Before building a coop and run it is important to research the requirements needed, knowing the size of run and coop is as important as researching the breeds of chickens you wish to raise. And though you may think you will only be raising a few chickens, the statistics prove that chicken math is in full force, and what may start out as 3 or 4 laying hens, becomes a dozen or more where there are few restrictions on the number that are allowed, so when planning, also plan for either expansion or plan from the beginning and make the coop and run larger from the start.
The chicken run should be large enough to allow at least 4 square feet per bird; this is the absolute minimum size, and in the case of chickens, more space is better. We allow 10 square feet and more per chicken. Overcrowding leads to pecking issues, illness and disease, because the chickens have no room to groom, dust bathe or to exercise. The environment becomes difficult to keep clean, leading to an overload of pathogens and bacteria and becomes a haven to parasites, regardless of how clean you try to keep that environment.
There should be at least one nest per 3-4 hens. When there are not enough nests, eggs become soiled, and broken because of overuse of the nests. By not providing ample nest boxes, it can lead to other issues such as egg eating and excess bacteria on the eggs, even if you were to change the nesting material daily. Nesting boxes, should be at least 14 inches square, so there is room for the largest breed to enter and to be comfortable while laying the eggs. The nesting boxes can be larger, however the larger they are, the more chance that there will be several hens in them at the same time and that leads to broken eggs, and bickering.
One square foot per bird should be allowed on perches. Roosting space is not as critical as the floor space, but there should be ample room for the large fowl to spread their wings in summer to stay cool. In winter, they huddle together for shared warmth, so if you have very warm summers provide ample space to accommodate large fowl. Large fowl are Orpingtons, Brahma, and other typical laying hens. Bantams and small breeds do not require as much space, but plan those perches so that they will accommodate larger birds even if you only start out with Bantam breeds.
The distance requirement between perches is 18 inches for large breeds. And those perches should be staggered, to provide plenty of head room for even the largest breed. Those perches should be a distance from the nesting boxes, not directly over them, to prevent droppings from entering those nesting boxes. In addition, there should be no way for the hens to perch on top of the nesting boxes, nor should they be allowed to sleep in the nesting boxes rather than on the perches.

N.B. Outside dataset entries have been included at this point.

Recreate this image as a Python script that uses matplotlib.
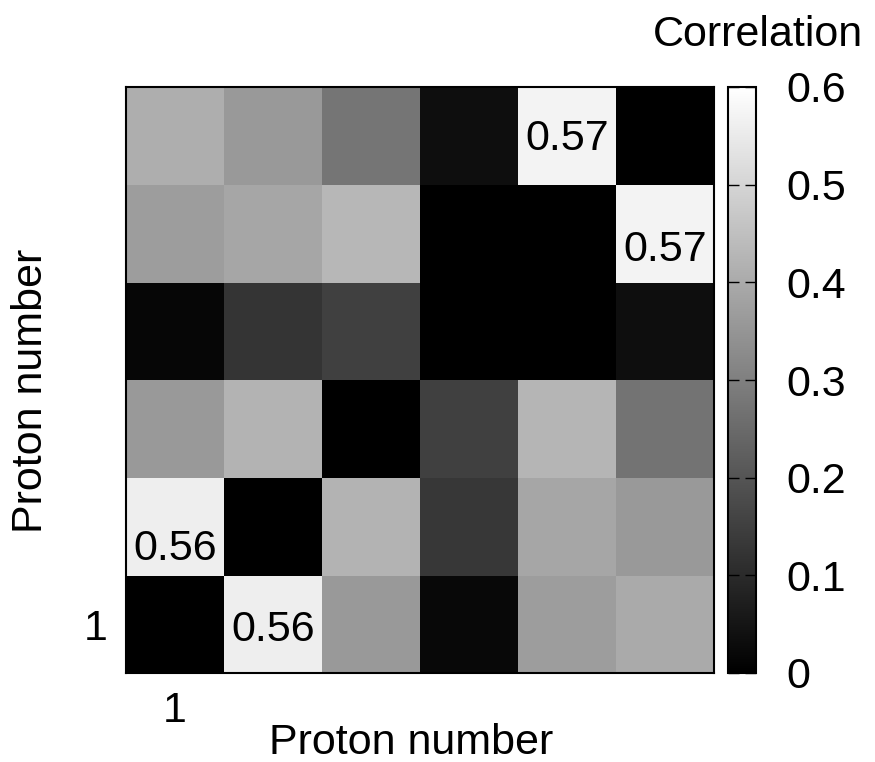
import numpy as np
import matplotlib
matplotlib.use("Agg")
import matplotlib.pyplot as plt

plt.rcParams['font.family'] = ['Liberation Sans', 'DejaVu Sans']

# correlation matrix, row 0 = proton 1 (bottom row of the picture)
row1 = [0.00, 0.56, 0.36, 0.02, 0.37, 0.40]
row2 = [0.56, 0.00, 0.42, 0.13, 0.39, 0.36]
row3 = [0.36, 0.42, 0.00, 0.15, 0.425, 0.27]
row4 = [0.016, 0.125, 0.15, 0.00, 0.00, 0.033]
row5 = [0.37, 0.39, 0.43, 0.00, 0.00, 0.57]
row6 = [0.41, 0.36, 0.275, 0.033, 0.57, 0.00]
corr = np.array([row1, row2, row3, row4, row5, row6])

# annotated cells: (column, row, label)
ann_cols = [1, 0, 5, 4]
ann_rows = [0, 1, 4, 5]
ann_text = ["0.56", "0.56", "0.57", "0.57"]
ann_dy = [-0.06, -0.23, -0.17, -0.03]   # small vertical shifts seen in the original

cbar_ticks = [0, 0.1, 0.2, 0.3, 0.4, 0.5, 0.6]
cbar_labels = ["0", "0.1", "0.2", "0.3", "0.4", "0.5", "0.6"]

fs = 31

fig = plt.figure(figsize=(8.75, 7.62), dpi=100)
ax = fig.add_axes([126 / 875, 1 - 673 / 762, 588 / 875, 586 / 762])
cax = fig.add_axes([728 / 875, 1 - 673 / 762, 28 / 875, 586 / 762])

im = ax.imshow(corr, cmap='gray', vmin=0, vmax=0.6, origin='lower',
               aspect='auto', interpolation='nearest')

for c, r, t, dy in zip(ann_cols, ann_rows, ann_text, ann_dy):
    ax.text(c, r + dy, t, ha='center', va='center', fontsize=fs, color='black')

ax.set_xticks([0])
ax.set_xticklabels(["1"])
ax.set_yticks([0])
ax.set_yticklabels(["1"])
ax.tick_params(axis='x', length=0, labelsize=fs, pad=13)
ax.tick_params(axis='y', length=0, labelsize=fs, pad=13)
ax.set_xlabel("Proton number", fontsize=fs)
ax.set_ylabel("Proton number", fontsize=fs, labelpad=24)
ax.xaxis.set_label_coords(0.485, -0.085, transform=ax.transAxes)
ax.xaxis.label.set_va('top')
ax.yaxis.label.set_y(0.481)
for sp in ax.spines.values():
    sp.set_linewidth(1.5)

cb = fig.colorbar(im, cax=cax)
cb.set_ticks(cbar_ticks)
cb.set_ticklabels(cbar_labels)
cax.tick_params(direction='in', left=True, right=True, length=8, width=1,
                labelsize=fs, pad=22)
cb.outline.set_linewidth(1.5)

fig.text(863 / 875, 1 - 35 / 762, "Correlation", ha='right', va='center', fontsize=fs)

fig.savefig("out.png", dpi=100)
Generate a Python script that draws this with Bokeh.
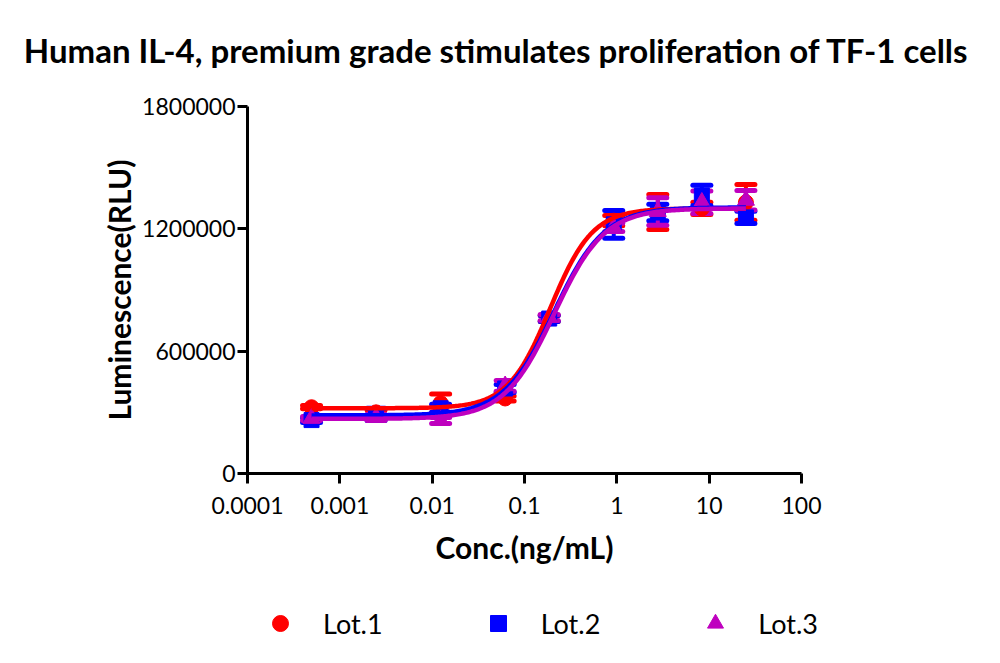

If you raise chicks, the very same rules apply. Overcrowding can cause injury, death and trampling in the brooders. Allow no less that 6 square inches per chick in the brooder, and as they grow they will require double and triple the amount of room to move around and try out their wings. In the first few days the chicks huddle together much of the time, but as they begin to grow they are more active and need space. Plan ahead so the chicks can be accommodated even as they grow. You don't need a fancy brooder, but you do need it to be easy to clean and large enough to give the chicks ample space to grow. Though chicks have minimum requirements, they do need fresh water daily, a good quality feed that is easy for them to reach, warmth and plenty of space. You can provide a small, low perch for them as they learn how to maneuver. You can also provide low objects that are not easily tipped so they can play and get much needed exercise that will keep them busy and help prevent pecking issues.